Le cri d’un jeune garçon
Le 20 ‘Hechvan, qui tombe toujours à proximité de la Paracha de Vayéra, est le jour de l’anniversaire du cinquième Rabbi de Loubavitch, Rabbi Chalom DovBer (1860-1920). Alors qu’il était un jeune garçon de cinq ou six ans, il se rendit chez son grand-père, Rabbi Mena’hem Mendel, le troisième Rabbi, lors du Chabbat Parchat Vayéra, à l’occasion de son anniversaire. L’enfant éclata en pleurs : «Pourquoi, sanglota-t-il, D.ieu se révéla-t-il à Avraham et pas à nous ? !»
Le Rabbi répondit : «Quand un Juste Juif, à l’âge de quatre-vingt-dix-neuf ans, décide de se circoncire, il mérite que D.ieu Se révèle à lui».
L’histoire fut plus tard relatée par Rabbi Chalom DovBer et publiée par son fils, Rabbi Yossef Its’hak, le sixième Rabbi.
Mais pourquoi ? Pourquoi répéter une histoire qui risque d’attrister ? Pourquoi nous dire que D.ieu ne Se révèle qu’ «à un Juste Juif qui décide de se circoncire à l’âge de quatre-vingt-dix-neuf ans» ? En quoi cette histoire peut-elle concerner le Juif «moyen» ?

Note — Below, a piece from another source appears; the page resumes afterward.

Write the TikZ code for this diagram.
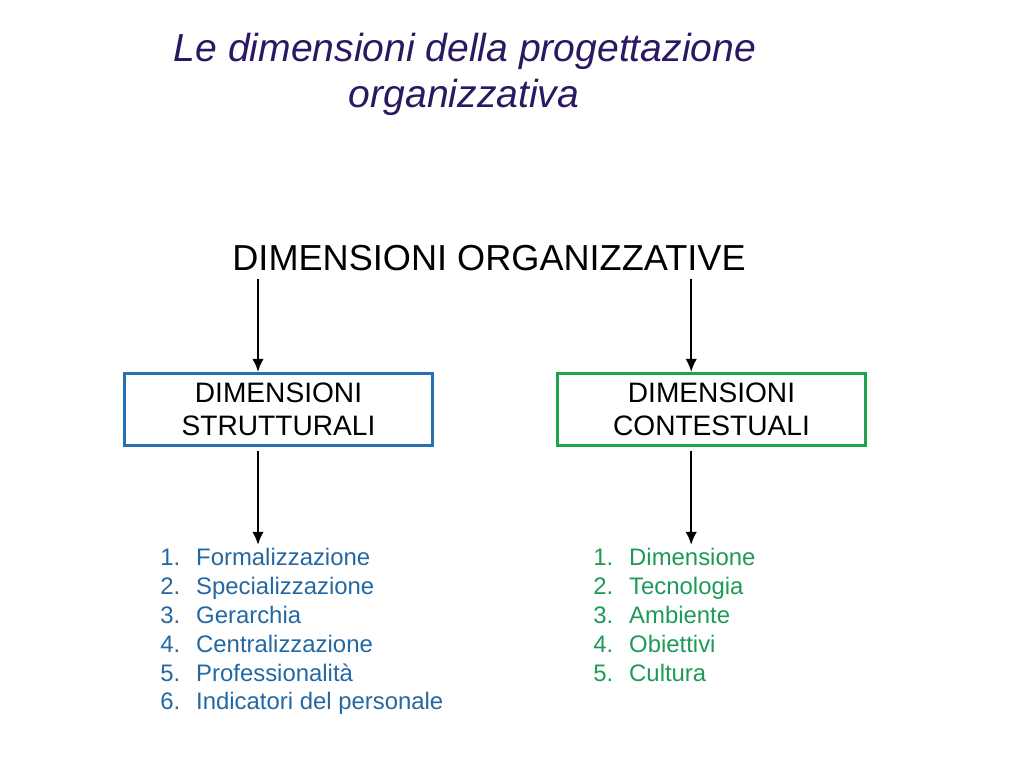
\documentclass[tikz,border=0pt]{standalone}
\usepackage{fontspec}
\setmainfont{Liberation Sans}
\usepackage{xcolor}
\usepackage{tikz}
\usetikzlibrary{arrows.meta,positioning,calc}
\definecolor{titlepurple}{HTML}{2B1862}
\definecolor{strutblue}{HTML}{2870B6}
\definecolor{listblue}{HTML}{2468A2}
\definecolor{contgreen}{HTML}{20A24C}
\definecolor{listgreen}{HTML}{1E9A58}

\begin{document}
\begin{tikzpicture}[
    x=1cm,y=1cm,
    >=Latex,
    title/.style={font=\fontsize{27.8}{33}\selectfont\itshape, text=titlepurple, inner sep=0pt, anchor=base},
    heading/.style={font=\fontsize{25.7}{30}\selectfont, text=black, inner sep=5pt, anchor=base},
    dimbox/.style={draw, line width=2.1pt, fill=white, minimum width=7.7cm, minimum height=1.8cm, inner sep=2pt, align=center, font=\fontsize{20}{23.4}\selectfont},
    itemlist/.style={anchor=north west, inner sep=0pt, font=\fontsize{17}{20.55}\selectfont},
    flow/.style={-{Latex[length=3.3mm,width=2.9mm]}, line width=1.6pt, draw=black}
]
\useasboundingbox (0,0) rectangle (25.6,19.2);

% Title
\node[title] (title1) at (11.625,17.65) {Le dimensioni della progettazione};
\node[title] (title2) at (11.6,16.5) {organizzativa};

% Heading
\node[heading] (top) at (12.225,12.425) {DIMENSIONI ORGANIZZATIVE};

% Boxes
\node[dimbox, draw=strutblue] (strut) at (6.9625,8.9625) {DIMENSIONI\\STRUTTURALI};
\node[dimbox, draw=contgreen] (cont) at (17.7875,8.9625) {DIMENSIONI\\CONTESTUALI};

% Lists
\node[itemlist, text=listblue] (slist) at (4.0,5.575) {%
    \begin{tabular}{@{}l@{\hspace{0.4cm}}l@{}}
    1. & Formalizzazione\\
    2. & Specializzazione\\
    3. & Gerarchia\\
    4. & Centralizzazione\\
    5. & Professionalità\\
    6. & Indicatori del personale
    \end{tabular}};
\node[itemlist, text=listgreen] (clist) at (14.825,5.575) {%
    \begin{tabular}{@{}l@{\hspace{0.4cm}}l@{}}
    1. & Dimensione\\
    2. & Tecnologia\\
    3. & Ambiente\\
    4. & Obiettivi\\
    5. & Cultura
    \end{tabular}};

% Arrows
\coordinate (lcol) at (6.45,0);
\coordinate (rcol) at (17.28,0);
\draw[flow] (top.south -| lcol) -- (strut.north -| lcol);
\draw[flow] (top.south -| rcol) -- (cont.north -| rcol);
\draw[flow, shorten <=3pt] (strut.south -| lcol) -- (slist.north -| lcol);
\draw[flow, shorten <=3pt] (cont.south -| rcol) -- (clist.north -| rcol);

\end{tikzpicture}
\end{document}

La sagesse au-delà de ses années
Le petit Chalom DovBer avait bien compris à quel point Avraham était grand par rapport à nous. Mais, arguait-il, Avraham est notre père et en tant qu’héritiers, nous avons reçu toute la grandeur spirituelle qu’il a acquise, y compris la récompense qu’il reçut pour avoir courageusement choisi de se circoncire à un âge avancé. Ainsi, pourquoi ne pouvons-nous percevoir D.ieu comme le fit Avraham ?
Rabbi Mena’ hem Mendel expliqua gentiment : Certes, nous avons tous reçu les mêmes niveaux sublimes de Divinité que ceux qu’expérimenta et intériorisa Avraham. Mais pour percevoir cette Révélation, il nous faut nous-mêmes être méritants. Nous pouvons hériter d’un cadeau, mais le raffinement nécessaire pour le percevoir ne peut pas venir d’un autre. Cela, nous devons l’accomplir nous-mêmes.

L’aspiration à voir
La conscience qu’en fait chacun d’entre nous a expérimentée et expérimente cette Révélation extraordinaire engendre une intense aspiration à la voir et nous conduit à faire tout ce qui est entre notre pouvoir pour le mériter. Et cela se fait particulièrement en incorporant dans notre vie la leçon essentielle de la circoncision : apporter l’harmonie dans notre vie personnelle entre la spiritualité et la matérialité, imprégner notre être tout entier et le monde environnant de sainteté, de Torah et de Mitsvot.
Et en dernier ressort, nous attendons la plus grande des Révélations, celle qui sera vue concrètement par chaque être vivant, avec la venue de Machia’h.